[Records with drawing code]
--
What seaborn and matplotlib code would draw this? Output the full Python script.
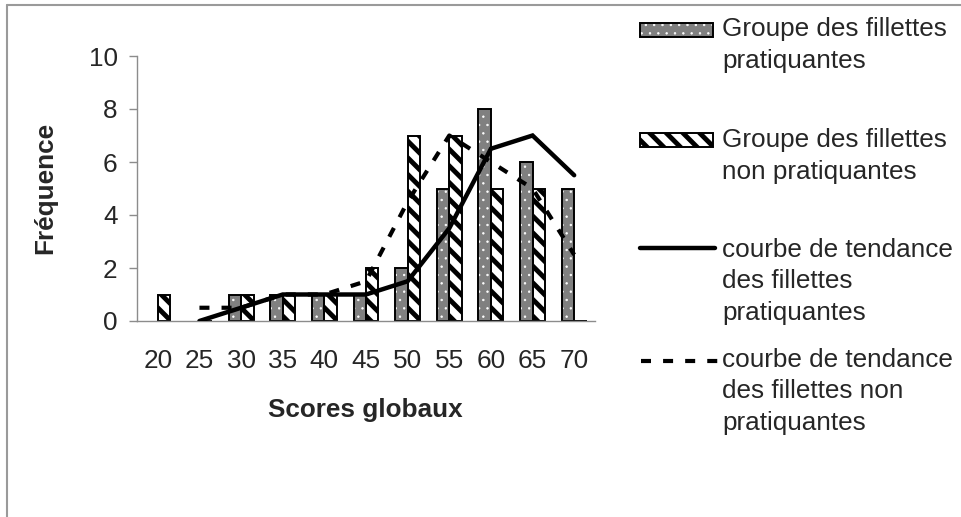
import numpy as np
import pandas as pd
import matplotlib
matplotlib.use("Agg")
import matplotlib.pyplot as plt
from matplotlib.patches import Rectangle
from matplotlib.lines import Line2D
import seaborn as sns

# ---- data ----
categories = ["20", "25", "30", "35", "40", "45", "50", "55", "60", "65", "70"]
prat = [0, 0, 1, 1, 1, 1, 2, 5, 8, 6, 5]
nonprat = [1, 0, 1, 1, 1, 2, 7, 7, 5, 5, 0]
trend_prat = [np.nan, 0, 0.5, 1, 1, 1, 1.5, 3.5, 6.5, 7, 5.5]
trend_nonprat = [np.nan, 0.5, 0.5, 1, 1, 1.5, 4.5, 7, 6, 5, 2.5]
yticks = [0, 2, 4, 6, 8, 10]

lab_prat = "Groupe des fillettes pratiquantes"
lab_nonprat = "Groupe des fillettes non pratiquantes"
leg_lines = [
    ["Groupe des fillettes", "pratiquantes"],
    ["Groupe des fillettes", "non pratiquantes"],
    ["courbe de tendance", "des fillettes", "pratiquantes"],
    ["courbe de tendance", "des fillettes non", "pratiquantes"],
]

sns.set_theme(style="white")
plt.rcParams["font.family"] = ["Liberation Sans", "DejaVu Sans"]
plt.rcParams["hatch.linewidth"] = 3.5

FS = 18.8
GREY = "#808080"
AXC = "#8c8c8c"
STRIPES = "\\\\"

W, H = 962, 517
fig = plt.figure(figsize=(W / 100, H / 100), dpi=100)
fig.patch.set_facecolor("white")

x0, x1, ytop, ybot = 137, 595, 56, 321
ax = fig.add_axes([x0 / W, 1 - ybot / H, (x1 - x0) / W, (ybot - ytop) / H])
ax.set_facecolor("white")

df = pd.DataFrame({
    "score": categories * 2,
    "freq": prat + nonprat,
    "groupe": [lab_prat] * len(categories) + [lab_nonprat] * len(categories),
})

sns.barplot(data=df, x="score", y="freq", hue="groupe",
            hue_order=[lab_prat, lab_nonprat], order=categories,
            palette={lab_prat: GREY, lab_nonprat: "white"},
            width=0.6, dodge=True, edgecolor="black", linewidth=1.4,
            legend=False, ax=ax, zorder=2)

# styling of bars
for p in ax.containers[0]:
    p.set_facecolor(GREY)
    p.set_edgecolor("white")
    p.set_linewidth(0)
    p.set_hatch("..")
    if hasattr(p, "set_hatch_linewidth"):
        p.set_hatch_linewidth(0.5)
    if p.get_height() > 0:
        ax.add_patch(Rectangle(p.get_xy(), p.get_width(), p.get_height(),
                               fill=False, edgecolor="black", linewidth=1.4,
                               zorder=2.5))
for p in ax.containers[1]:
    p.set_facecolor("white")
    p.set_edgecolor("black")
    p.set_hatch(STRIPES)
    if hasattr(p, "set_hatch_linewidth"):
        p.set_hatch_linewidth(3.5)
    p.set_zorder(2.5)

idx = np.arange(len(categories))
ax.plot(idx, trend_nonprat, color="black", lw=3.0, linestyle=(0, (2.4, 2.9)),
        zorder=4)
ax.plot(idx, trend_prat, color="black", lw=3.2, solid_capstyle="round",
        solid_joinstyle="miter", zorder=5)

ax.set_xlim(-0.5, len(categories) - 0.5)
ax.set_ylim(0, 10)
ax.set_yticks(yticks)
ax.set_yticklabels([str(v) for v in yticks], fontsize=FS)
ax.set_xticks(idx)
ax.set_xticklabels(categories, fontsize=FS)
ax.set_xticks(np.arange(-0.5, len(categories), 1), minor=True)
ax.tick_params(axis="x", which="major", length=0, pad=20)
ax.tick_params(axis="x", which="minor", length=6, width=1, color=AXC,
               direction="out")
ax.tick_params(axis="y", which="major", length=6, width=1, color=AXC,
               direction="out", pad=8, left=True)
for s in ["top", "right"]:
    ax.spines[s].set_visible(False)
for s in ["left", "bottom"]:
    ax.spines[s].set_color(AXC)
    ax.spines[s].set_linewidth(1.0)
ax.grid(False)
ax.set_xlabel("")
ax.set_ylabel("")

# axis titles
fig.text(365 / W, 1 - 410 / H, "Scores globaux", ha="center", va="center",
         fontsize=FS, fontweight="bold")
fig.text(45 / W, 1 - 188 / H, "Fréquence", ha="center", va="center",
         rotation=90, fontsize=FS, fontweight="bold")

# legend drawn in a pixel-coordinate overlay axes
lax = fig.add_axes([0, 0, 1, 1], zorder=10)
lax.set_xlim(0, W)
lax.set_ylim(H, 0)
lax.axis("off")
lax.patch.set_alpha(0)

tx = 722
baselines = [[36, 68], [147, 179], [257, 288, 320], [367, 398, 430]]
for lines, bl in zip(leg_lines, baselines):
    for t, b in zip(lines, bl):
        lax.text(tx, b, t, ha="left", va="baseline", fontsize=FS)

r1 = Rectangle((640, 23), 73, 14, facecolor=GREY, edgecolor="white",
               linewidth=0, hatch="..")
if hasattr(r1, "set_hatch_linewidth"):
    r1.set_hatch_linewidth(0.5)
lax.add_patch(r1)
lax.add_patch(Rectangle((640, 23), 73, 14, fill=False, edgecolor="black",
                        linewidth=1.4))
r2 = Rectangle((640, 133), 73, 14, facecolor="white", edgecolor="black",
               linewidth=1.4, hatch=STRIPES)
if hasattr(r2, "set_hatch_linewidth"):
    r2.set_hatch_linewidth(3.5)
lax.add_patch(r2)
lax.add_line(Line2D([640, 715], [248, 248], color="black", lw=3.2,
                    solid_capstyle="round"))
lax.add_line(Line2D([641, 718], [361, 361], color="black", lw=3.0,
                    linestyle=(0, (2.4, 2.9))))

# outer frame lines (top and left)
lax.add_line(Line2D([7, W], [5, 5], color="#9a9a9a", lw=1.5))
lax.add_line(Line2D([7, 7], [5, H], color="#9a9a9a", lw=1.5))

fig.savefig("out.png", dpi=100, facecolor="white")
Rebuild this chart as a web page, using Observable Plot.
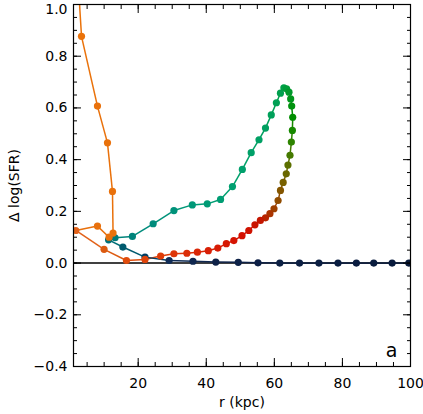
--
TASK TO COMPLETE
Leave out all images, then reproduce the entries above exactly.

FULL SOLUTION
What seaborn and matplotlib code would draw this? Output the full Python script.
import numpy as np
import pandas as pd
import matplotlib
matplotlib.use("Agg")
import matplotlib.pyplot as plt
from matplotlib.patches import Rectangle
from matplotlib.lines import Line2D
import seaborn as sns

# ---- data ----
categories = ["20", "25", "30", "35", "40", "45", "50", "55", "60", "65", "70"]
prat = [0, 0, 1, 1, 1, 1, 2, 5, 8, 6, 5]
nonprat = [1, 0, 1, 1, 1, 2, 7, 7, 5, 5, 0]
trend_prat = [np.nan, 0, 0.5, 1, 1, 1, 1.5, 3.5, 6.5, 7, 5.5]
trend_nonprat = [np.nan, 0.5, 0.5, 1, 1, 1.5, 4.5, 7, 6, 5, 2.5]
yticks = [0, 2, 4, 6, 8, 10]

lab_prat = "Groupe des fillettes pratiquantes"
lab_nonprat = "Groupe des fillettes non pratiquantes"
leg_lines = [
    ["Groupe des fillettes", "pratiquantes"],
    ["Groupe des fillettes", "non pratiquantes"],
    ["courbe de tendance", "des fillettes", "pratiquantes"],
    ["courbe de tendance", "des fillettes non", "pratiquantes"],
]

sns.set_theme(style="white")
plt.rcParams["font.family"] = ["Liberation Sans", "DejaVu Sans"]
plt.rcParams["hatch.linewidth"] = 3.5

FS = 18.8
GREY = "#808080"
AXC = "#8c8c8c"
STRIPES = "\\\\"

W, H = 962, 517
fig = plt.figure(figsize=(W / 100, H / 100), dpi=100)
fig.patch.set_facecolor("white")

x0, x1, ytop, ybot = 137, 595, 56, 321
ax = fig.add_axes([x0 / W, 1 - ybot / H, (x1 - x0) / W, (ybot - ytop) / H])
ax.set_facecolor("white")

df = pd.DataFrame({
    "score": categories * 2,
    "freq": prat + nonprat,
    "groupe": [lab_prat] * len(categories) + [lab_nonprat] * len(categories),
})

sns.barplot(data=df, x="score", y="freq", hue="groupe",
            hue_order=[lab_prat, lab_nonprat], order=categories,
            palette={lab_prat: GREY, lab_nonprat: "white"},
            width=0.6, dodge=True, edgecolor="black", linewidth=1.4,
            legend=False, ax=ax, zorder=2)

# styling of bars
for p in ax.containers[0]:
    p.set_facecolor(GREY)
    p.set_edgecolor("white")
    p.set_linewidth(0)
    p.set_hatch("..")
    if hasattr(p, "set_hatch_linewidth"):
        p.set_hatch_linewidth(0.5)
    if p.get_height() > 0:
        ax.add_patch(Rectangle(p.get_xy(), p.get_width(), p.get_height(),
                               fill=False, edgecolor="black", linewidth=1.4,
                               zorder=2.5))
for p in ax.containers[1]:
    p.set_facecolor("white")
    p.set_edgecolor("black")
    p.set_hatch(STRIPES)
    if hasattr(p, "set_hatch_linewidth"):
        p.set_hatch_linewidth(3.5)
    p.set_zorder(2.5)

idx = np.arange(len(categories))
ax.plot(idx, trend_nonprat, color="black", lw=3.0, linestyle=(0, (2.4, 2.9)),
        zorder=4)
ax.plot(idx, trend_prat, color="black", lw=3.2, solid_capstyle="round",
        solid_joinstyle="miter", zorder=5)

ax.set_xlim(-0.5, len(categories) - 0.5)
ax.set_ylim(0, 10)
ax.set_yticks(yticks)
ax.set_yticklabels([str(v) for v in yticks], fontsize=FS)
ax.set_xticks(idx)
ax.set_xticklabels(categories, fontsize=FS)
ax.set_xticks(np.arange(-0.5, len(categories), 1), minor=True)
ax.tick_params(axis="x", which="major", length=0, pad=20)
ax.tick_params(axis="x", which="minor", length=6, width=1, color=AXC,
               direction="out")
ax.tick_params(axis="y", which="major", length=6, width=1, color=AXC,
               direction="out", pad=8, left=True)
for s in ["top", "right"]:
    ax.spines[s].set_visible(False)
for s in ["left", "bottom"]:
    ax.spines[s].set_color(AXC)
    ax.spines[s].set_linewidth(1.0)
ax.grid(False)
ax.set_xlabel("")
ax.set_ylabel("")

# axis titles
fig.text(365 / W, 1 - 410 / H, "Scores globaux", ha="center", va="center",
         fontsize=FS, fontweight="bold")
fig.text(45 / W, 1 - 188 / H, "Fréquence", ha="center", va="center",
         rotation=90, fontsize=FS, fontweight="bold")

# legend drawn in a pixel-coordinate overlay axes
lax = fig.add_axes([0, 0, 1, 1], zorder=10)
lax.set_xlim(0, W)
lax.set_ylim(H, 0)
lax.axis("off")
lax.patch.set_alpha(0)

tx = 722
baselines = [[36, 68], [147, 179], [257, 288, 320], [367, 398, 430]]
for lines, bl in zip(leg_lines, baselines):
    for t, b in zip(lines, bl):
        lax.text(tx, b, t, ha="left", va="baseline", fontsize=FS)

r1 = Rectangle((640, 23), 73, 14, facecolor=GREY, edgecolor="white",
               linewidth=0, hatch="..")
if hasattr(r1, "set_hatch_linewidth"):
    r1.set_hatch_linewidth(0.5)
lax.add_patch(r1)
lax.add_patch(Rectangle((640, 23), 73, 14, fill=False, edgecolor="black",
                        linewidth=1.4))
r2 = Rectangle((640, 133), 73, 14, facecolor="white", edgecolor="black",
               linewidth=1.4, hatch=STRIPES)
if hasattr(r2, "set_hatch_linewidth"):
    r2.set_hatch_linewidth(3.5)
lax.add_patch(r2)
lax.add_line(Line2D([640, 715], [248, 248], color="black", lw=3.2,
                    solid_capstyle="round"))
lax.add_line(Line2D([641, 718], [361, 361], color="black", lw=3.0,
                    linestyle=(0, (2.4, 2.9))))

# outer frame lines (top and left)
lax.add_line(Line2D([7, W], [5, 5], color="#9a9a9a", lw=1.5))
lax.add_line(Line2D([7, 7], [5, H], color="#9a9a9a", lw=1.5))

fig.savefig("out.png", dpi=100, facecolor="white")
Rebuild this chart as a web page, using Observable Plot.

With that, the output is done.